Thomas, who is also the president of the Bear Trap Home Owners Association, disagreed strongly with Wichmann, and instead proposed to rely on responsible spending in the three departments’ operational budgets to close the gap on rising deficits in the town.

After 2007, according to Plan B, the town would only allow the public safety budget to rise by 3 percent each year, using an inflation rate of just more than 3 percent.

In 2005, that budget increased by 13 percent, after increasing by 24 percent in 2004 and 26 percent in 2003. The new plan wouldn’t allow for any new hires until at least 2012.

“It’s going to be real different,” said Kenneth McLaughlin, Ocean View’s chief of police. “Substantial cuts would have to be made. Anything is possible but it would be very tough.”

Since the police department has grown at a much faster pace than the town’s other two departments — administrative and public works — in the last six years, Plan B would allow those two to grow at a bit faster rate in the next six.

Thomas presented a 5 percent increase, starting next year, for Public Works and a 6 percent increase starting at the same time for general and administrative spending. It’s likely that neither of those departments would be able to make any new hires, either, until 2012 — outside of a seasonal, summer employee for Public Works.

But that’s not the part of the plan that worried Thomas and his fellow committee members. The town’s income would still, from 2007 to 2012, rely heavily on transfer tax revenues, which have plummeted in recent months and remain a tremendous source of concern and uncertainty.
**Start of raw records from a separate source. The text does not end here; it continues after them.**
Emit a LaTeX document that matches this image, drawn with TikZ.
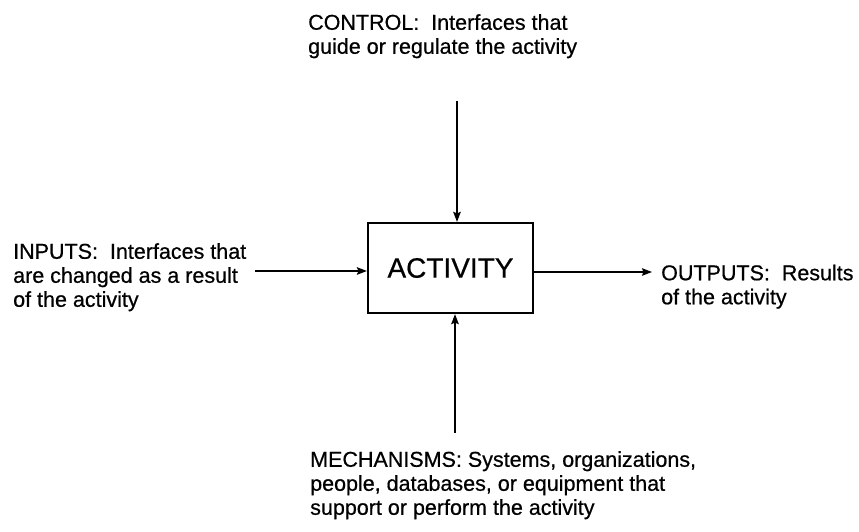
\documentclass[tikz,border=0pt]{standalone}
\usepackage{fontspec}
\setmainfont{Liberation Sans}[FakeBold=0.6]
\usetikzlibrary{arrows.meta}

\tikzset{
  label text/.style={anchor=north west, align=left, inner sep=0pt,
    font=\fontsize{21.5}{24}\selectfont},
  flow/.style={line width=1.6pt, -{Stealth[length=10pt,width=7.5pt,inset=1.5pt]}},
  activity box/.style={draw, line width=2.2pt, minimum width=165pt, minimum height=90pt,
    inner sep=0pt, font=\fontsize{28}{30}\selectfont}
}

\begin{document}
\begin{tikzpicture}[x=1pt,y=-1pt]
\useasboundingbox (0,0) rectangle (859,532);

% the activity box
\node[activity box] (act) at (450.5,268) {ACTIVITY};

% labels
\node[label text] (control) at (308,14) {CONTROL:\ \ Interfaces that\\guide or regulate the activity};
\node[label text] (inputs) at (13,243) {INPUTS:\ \ Interfaces that\\are changed as a result\\of the activity};
\node[label text] (outputs) at (661,264.5) {OUTPUTS:\ \ Results\\of the activity};
\node[label text] (mechs) at (310,451) {MECHANISMS: Systems, organizations,\\people, databases, or equipment that\\support or perform the activity};

% arrow ends
\coordinate (ctrltail) at (457,101);
\coordinate (intail) at (255,271);
\coordinate (outhead) at (652,272);
\coordinate (mechtail) at (455,433);

\draw[flow] (ctrltail) -- (ctrltail |- act.north);
\draw[flow] (intail) -- (intail -| act.west);
\draw[flow] (outhead -| act.east) -- (outhead);
\draw[flow] (mechtail) -- (mechtail |- act.south);
\end{tikzpicture}
\end{document}
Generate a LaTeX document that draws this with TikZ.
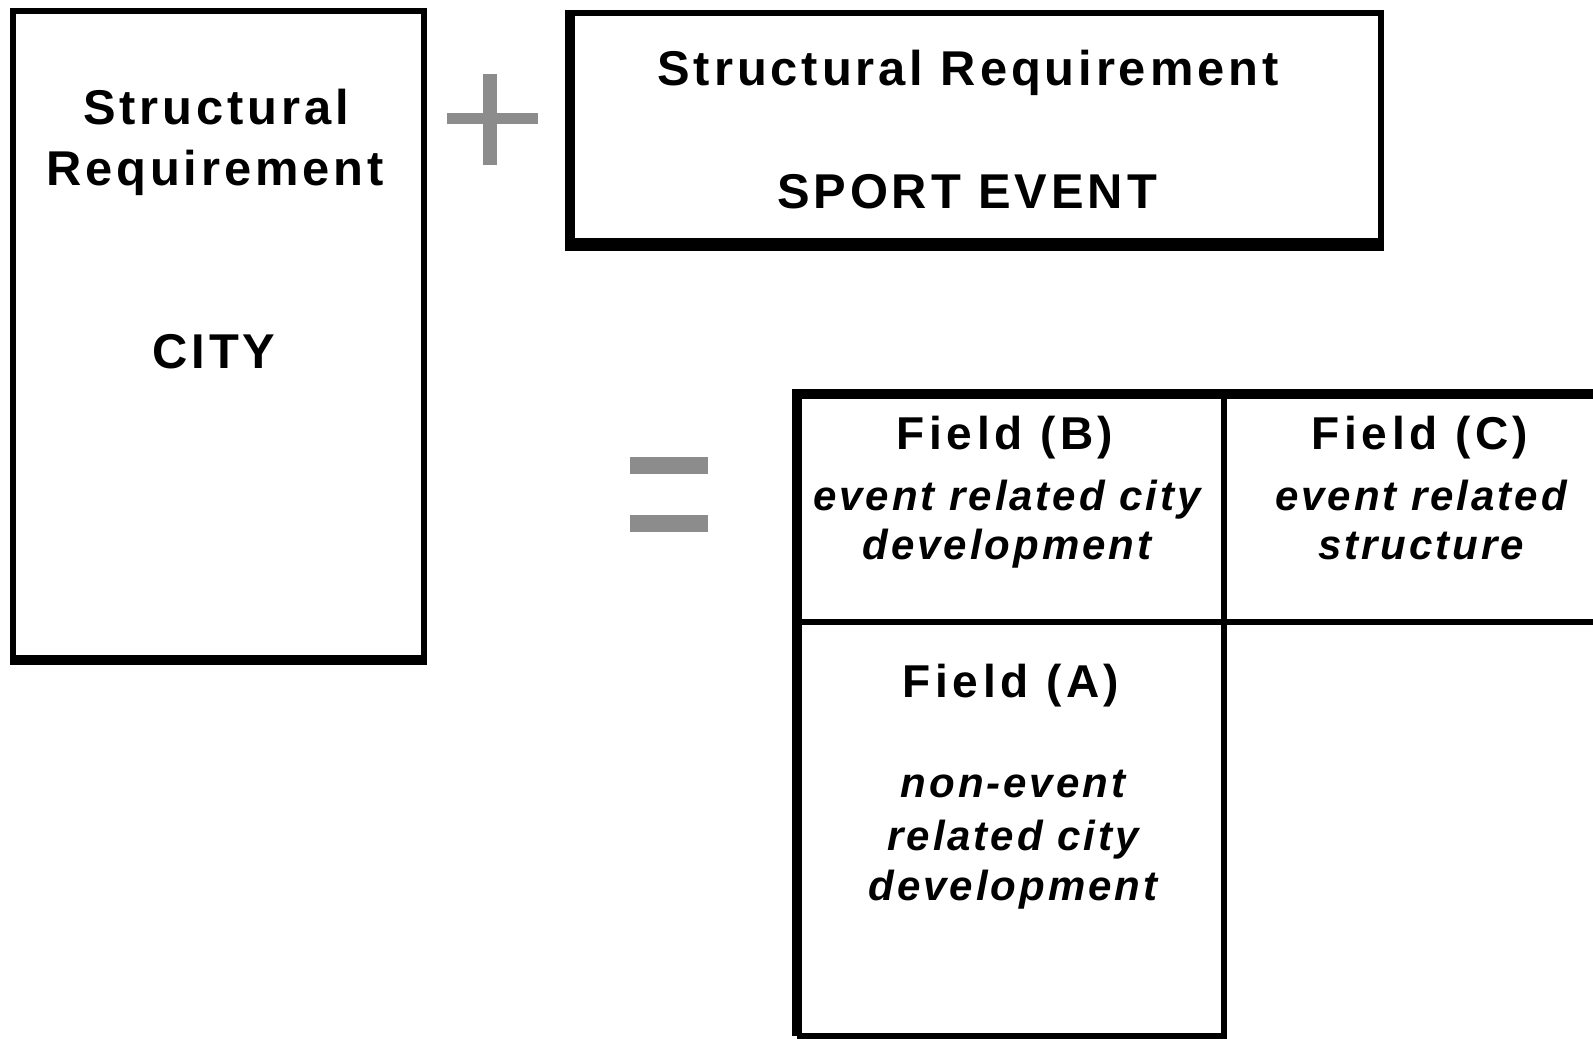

Plan B would expect the town to receive about $558,000 from the tax in the 2007 fiscal year, $633,000 in 2008, $717,000 in 2009 and continuing to increase until it reaches about $1.1 million in 2012. According to the plan, transfer taxes would go from making up 29 percent of the town’s revenue in 2007 to 40 percent in 2012, which would again make the transfer tax the biggest revenue source in the town.

Real taxes would only make up 36 percent of the town’s revenues in 2012, according to Plan B.

“That’s the scary part of it,” Thomas said. “We have no readily available revenue sources that could replace transfer taxes. If the transfer taxes would go away, town residents would face two options.”

Those options, Thomas said, would be between a significant tax hike and a significant cut in services. Although she is probably the most skeptical among town officials on the unreliable transfer tax revenues, Ocean View Town Manager Kathy Roth supported Thomas’ top-down budgetary plan.

“You never know what’s going to happen in the future,” Roth said. ‘But we need to look into the future. We need to operate a balanced budget.”